TO BE DONE: Below are some records. Retype exactly the lines from the one containing "Convert this chart" through the one containing "import * as", both included, skipping every picture.

RECORDS SUPPLIED:
— Start —

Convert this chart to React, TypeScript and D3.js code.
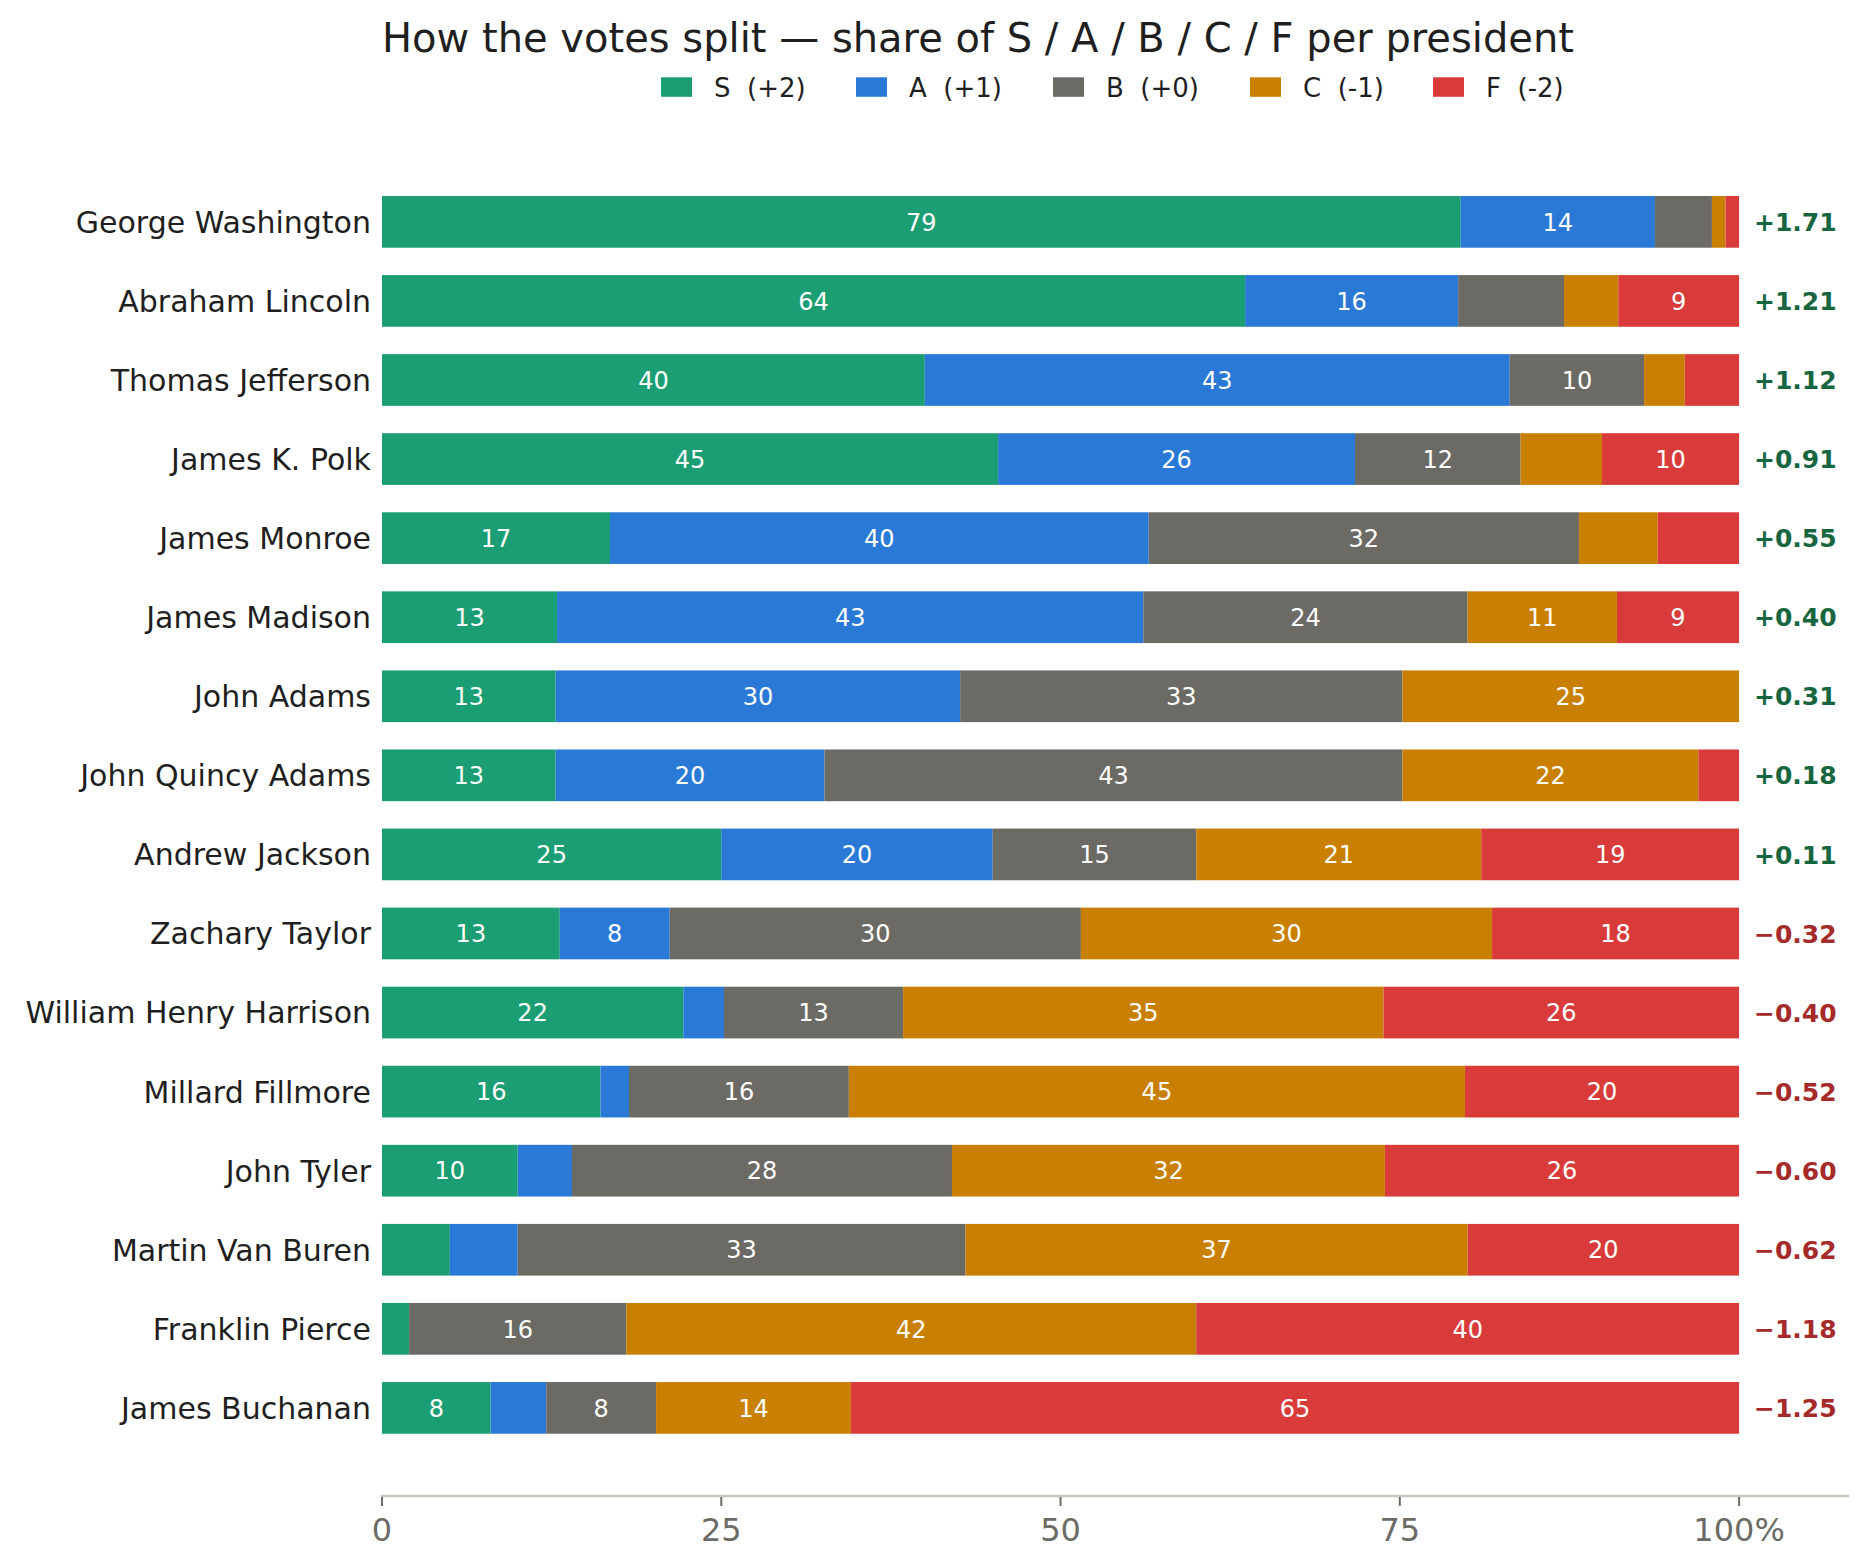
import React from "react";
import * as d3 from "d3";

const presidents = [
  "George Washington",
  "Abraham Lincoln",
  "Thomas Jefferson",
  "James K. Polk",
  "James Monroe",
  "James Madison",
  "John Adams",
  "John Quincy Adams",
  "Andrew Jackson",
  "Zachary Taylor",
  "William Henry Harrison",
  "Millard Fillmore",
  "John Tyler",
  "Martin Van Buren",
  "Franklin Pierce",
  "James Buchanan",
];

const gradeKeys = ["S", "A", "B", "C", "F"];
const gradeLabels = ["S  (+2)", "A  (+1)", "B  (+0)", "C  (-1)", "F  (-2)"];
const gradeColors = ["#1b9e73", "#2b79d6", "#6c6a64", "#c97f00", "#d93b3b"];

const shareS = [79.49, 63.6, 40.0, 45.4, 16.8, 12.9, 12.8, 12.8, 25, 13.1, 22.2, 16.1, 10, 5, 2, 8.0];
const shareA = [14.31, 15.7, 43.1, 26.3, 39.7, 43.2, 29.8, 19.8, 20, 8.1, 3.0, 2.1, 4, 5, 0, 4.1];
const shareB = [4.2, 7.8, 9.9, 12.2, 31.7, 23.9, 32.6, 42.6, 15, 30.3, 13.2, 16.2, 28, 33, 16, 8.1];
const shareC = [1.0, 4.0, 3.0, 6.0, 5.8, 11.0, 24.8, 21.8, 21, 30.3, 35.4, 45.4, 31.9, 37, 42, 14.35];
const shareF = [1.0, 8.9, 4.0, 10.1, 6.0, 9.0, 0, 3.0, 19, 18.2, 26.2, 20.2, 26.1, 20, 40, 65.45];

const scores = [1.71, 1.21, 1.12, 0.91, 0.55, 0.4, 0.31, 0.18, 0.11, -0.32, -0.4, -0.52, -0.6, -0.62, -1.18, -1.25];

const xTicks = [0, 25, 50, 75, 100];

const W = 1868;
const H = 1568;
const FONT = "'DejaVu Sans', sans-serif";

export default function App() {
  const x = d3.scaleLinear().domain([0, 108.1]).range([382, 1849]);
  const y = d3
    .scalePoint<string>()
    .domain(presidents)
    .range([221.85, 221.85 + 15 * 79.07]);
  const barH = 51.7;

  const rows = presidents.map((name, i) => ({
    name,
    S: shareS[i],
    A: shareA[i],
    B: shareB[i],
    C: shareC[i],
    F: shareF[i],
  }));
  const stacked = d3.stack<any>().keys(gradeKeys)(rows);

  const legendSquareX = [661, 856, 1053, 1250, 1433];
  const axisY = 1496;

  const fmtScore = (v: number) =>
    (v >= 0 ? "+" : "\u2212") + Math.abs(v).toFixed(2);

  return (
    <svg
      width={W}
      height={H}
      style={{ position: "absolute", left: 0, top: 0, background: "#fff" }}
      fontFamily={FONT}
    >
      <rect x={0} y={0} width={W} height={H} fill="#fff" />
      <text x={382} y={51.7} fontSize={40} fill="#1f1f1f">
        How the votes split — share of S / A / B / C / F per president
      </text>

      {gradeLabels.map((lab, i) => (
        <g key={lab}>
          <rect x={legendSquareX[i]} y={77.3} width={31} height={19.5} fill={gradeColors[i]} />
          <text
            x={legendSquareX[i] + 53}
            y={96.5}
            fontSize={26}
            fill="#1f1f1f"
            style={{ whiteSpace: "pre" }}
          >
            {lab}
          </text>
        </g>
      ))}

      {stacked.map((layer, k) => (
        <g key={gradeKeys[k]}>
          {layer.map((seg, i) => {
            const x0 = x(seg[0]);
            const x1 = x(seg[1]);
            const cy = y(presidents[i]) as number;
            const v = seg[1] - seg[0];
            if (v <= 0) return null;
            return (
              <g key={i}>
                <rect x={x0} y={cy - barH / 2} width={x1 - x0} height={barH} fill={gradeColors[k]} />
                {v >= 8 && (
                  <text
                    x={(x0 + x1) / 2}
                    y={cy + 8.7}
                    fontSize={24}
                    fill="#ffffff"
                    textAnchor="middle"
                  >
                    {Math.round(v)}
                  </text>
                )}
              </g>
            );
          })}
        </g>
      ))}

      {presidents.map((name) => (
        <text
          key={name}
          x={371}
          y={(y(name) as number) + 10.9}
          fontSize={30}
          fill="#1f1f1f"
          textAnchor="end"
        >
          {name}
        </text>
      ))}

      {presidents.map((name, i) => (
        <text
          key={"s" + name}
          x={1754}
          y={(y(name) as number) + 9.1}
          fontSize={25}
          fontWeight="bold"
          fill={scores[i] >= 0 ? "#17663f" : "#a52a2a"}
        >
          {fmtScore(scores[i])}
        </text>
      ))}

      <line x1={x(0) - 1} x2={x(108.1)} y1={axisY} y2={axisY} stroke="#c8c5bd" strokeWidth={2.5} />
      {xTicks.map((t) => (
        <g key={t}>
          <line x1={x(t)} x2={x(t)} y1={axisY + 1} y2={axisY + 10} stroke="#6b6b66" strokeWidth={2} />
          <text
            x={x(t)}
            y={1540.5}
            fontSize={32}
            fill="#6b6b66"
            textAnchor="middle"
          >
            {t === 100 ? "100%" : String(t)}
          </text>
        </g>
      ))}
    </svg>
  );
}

— End —
— Start —

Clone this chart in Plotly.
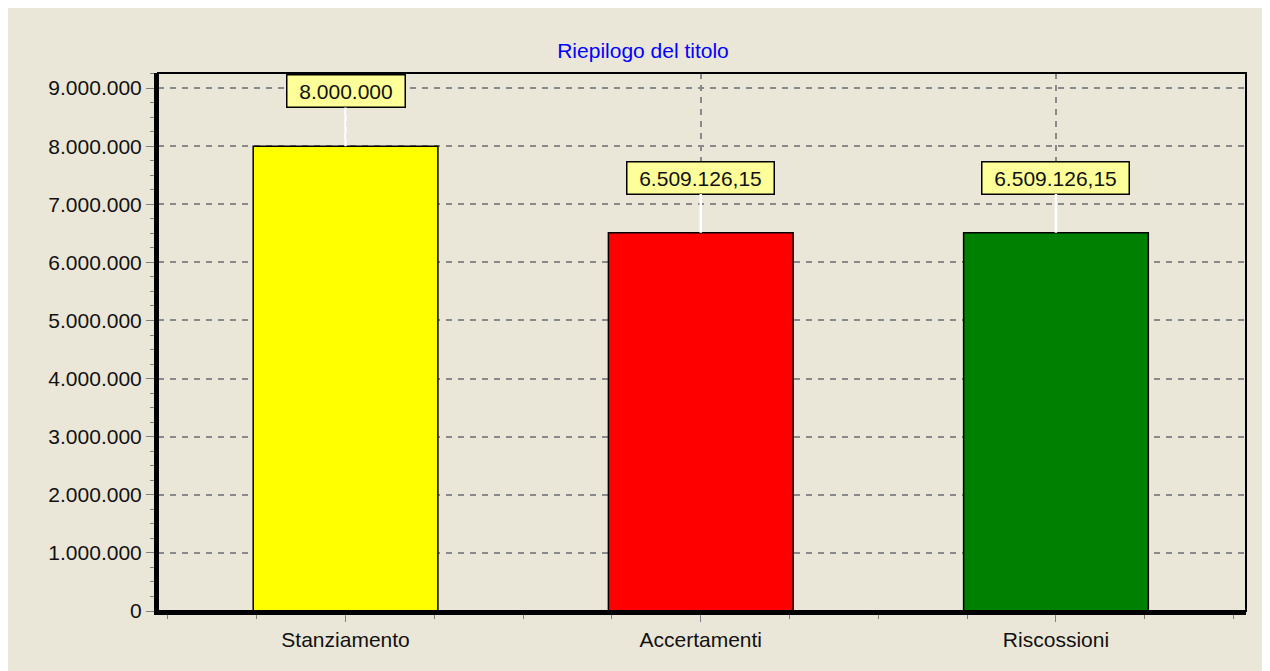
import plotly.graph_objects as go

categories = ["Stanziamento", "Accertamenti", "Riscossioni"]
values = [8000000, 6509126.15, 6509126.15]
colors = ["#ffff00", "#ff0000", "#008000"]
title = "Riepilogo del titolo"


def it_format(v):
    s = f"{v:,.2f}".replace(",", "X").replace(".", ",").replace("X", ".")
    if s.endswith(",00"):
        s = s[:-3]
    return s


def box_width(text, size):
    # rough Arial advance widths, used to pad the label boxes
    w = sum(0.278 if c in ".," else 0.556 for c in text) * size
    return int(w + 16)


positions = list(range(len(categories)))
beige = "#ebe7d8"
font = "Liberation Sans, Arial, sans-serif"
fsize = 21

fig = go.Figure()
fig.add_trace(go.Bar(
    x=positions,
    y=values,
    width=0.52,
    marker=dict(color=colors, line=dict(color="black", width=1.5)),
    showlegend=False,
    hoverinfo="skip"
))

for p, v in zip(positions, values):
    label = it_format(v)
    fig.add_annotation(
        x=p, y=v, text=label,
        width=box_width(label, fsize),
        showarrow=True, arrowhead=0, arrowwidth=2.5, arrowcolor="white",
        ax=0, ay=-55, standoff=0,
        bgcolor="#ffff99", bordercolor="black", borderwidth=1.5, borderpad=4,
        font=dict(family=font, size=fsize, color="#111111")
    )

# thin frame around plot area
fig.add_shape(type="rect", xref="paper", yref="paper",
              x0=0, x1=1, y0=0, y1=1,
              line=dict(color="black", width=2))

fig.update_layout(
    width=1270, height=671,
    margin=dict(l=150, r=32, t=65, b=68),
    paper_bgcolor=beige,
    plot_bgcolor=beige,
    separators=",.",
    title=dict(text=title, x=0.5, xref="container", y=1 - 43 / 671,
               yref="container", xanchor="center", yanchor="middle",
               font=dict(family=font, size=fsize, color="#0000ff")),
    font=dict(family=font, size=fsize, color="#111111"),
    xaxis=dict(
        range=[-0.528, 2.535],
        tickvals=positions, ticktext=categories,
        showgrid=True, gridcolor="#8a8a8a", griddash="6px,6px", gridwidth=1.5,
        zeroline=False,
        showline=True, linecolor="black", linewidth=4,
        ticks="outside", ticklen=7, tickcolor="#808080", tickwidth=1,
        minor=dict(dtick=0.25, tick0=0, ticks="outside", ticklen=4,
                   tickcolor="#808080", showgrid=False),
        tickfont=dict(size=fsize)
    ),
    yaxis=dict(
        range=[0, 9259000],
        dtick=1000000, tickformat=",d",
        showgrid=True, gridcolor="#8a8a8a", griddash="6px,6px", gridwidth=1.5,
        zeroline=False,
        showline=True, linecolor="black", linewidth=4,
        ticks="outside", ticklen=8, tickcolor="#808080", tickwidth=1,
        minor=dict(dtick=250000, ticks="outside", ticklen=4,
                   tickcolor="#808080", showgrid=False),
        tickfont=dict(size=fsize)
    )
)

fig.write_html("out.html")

— End —
— Start —

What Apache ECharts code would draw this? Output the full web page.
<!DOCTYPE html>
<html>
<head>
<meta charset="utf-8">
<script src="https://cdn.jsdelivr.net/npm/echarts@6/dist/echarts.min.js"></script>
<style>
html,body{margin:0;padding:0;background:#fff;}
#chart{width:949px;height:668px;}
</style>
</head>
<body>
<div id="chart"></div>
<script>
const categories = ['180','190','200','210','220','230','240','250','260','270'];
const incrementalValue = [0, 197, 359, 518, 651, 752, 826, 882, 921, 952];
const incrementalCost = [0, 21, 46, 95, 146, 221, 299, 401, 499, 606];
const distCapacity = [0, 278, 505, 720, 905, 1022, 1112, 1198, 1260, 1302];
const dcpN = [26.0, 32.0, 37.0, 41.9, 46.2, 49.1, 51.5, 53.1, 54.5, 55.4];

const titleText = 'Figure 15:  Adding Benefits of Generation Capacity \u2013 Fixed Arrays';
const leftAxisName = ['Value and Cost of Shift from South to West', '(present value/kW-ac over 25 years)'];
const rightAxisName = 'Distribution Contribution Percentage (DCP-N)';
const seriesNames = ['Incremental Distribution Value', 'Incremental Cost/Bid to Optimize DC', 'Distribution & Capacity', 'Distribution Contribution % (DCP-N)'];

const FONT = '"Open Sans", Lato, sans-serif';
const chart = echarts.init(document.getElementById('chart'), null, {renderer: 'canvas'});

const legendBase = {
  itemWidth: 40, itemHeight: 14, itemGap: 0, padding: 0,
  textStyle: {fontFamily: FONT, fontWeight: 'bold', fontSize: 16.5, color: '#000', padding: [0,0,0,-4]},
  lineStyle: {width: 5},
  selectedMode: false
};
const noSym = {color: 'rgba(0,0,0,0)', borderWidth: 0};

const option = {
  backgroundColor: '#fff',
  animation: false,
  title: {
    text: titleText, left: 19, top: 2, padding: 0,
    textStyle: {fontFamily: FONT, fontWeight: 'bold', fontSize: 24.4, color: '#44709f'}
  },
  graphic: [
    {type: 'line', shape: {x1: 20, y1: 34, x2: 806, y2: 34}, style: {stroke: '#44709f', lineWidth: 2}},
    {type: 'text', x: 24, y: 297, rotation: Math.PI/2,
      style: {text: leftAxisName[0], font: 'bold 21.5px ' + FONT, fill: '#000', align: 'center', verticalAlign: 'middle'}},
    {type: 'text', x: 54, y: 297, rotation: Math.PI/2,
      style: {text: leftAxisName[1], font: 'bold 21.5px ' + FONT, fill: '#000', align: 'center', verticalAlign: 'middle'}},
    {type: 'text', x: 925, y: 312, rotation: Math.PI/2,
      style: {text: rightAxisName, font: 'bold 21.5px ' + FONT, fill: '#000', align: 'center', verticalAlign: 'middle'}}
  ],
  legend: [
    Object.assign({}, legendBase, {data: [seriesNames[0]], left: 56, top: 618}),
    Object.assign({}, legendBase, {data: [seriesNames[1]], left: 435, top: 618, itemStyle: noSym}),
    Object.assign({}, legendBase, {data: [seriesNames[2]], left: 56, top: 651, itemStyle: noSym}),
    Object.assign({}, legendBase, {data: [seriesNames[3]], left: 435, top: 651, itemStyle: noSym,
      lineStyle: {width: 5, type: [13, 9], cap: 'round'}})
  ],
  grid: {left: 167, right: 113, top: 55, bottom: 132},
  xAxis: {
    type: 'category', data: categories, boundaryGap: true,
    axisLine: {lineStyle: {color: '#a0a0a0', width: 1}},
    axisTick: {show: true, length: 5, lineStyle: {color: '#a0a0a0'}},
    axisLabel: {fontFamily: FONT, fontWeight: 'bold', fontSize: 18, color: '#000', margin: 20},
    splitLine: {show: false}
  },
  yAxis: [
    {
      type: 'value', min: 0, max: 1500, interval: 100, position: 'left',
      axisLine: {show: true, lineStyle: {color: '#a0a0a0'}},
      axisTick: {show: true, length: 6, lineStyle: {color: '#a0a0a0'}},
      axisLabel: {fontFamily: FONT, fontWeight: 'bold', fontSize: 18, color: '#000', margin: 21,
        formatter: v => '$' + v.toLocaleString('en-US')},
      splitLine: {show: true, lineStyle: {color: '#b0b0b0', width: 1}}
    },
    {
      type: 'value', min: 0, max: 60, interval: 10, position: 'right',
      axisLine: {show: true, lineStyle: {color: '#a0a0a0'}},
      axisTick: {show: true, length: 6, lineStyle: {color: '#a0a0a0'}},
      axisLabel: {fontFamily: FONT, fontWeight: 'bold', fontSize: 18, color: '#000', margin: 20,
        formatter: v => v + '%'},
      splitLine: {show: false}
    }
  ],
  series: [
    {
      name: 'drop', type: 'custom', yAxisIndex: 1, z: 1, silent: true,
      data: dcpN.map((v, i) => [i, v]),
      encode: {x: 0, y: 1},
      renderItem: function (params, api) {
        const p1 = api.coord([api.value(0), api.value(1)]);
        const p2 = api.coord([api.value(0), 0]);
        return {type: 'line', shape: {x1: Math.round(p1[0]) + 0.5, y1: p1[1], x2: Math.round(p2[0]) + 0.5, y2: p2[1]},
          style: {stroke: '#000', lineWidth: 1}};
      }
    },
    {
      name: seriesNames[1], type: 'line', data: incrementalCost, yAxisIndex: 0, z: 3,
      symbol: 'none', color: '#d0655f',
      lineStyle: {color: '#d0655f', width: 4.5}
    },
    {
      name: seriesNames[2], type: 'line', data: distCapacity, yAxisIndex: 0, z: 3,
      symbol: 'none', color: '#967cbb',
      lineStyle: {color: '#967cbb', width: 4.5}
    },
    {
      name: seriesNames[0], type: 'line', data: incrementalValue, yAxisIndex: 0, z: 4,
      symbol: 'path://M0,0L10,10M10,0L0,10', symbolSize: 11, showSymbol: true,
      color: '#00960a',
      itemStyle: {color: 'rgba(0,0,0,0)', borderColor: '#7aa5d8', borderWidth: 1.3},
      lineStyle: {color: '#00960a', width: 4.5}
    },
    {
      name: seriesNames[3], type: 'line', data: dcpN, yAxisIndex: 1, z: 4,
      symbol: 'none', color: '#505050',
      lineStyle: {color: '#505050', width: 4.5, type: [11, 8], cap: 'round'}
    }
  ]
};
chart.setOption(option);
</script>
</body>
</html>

— End —

ANSWER FOR THE TASK:
Convert this chart to React, TypeScript and D3.js code.
import React from "react";
import * as d3 from "d3";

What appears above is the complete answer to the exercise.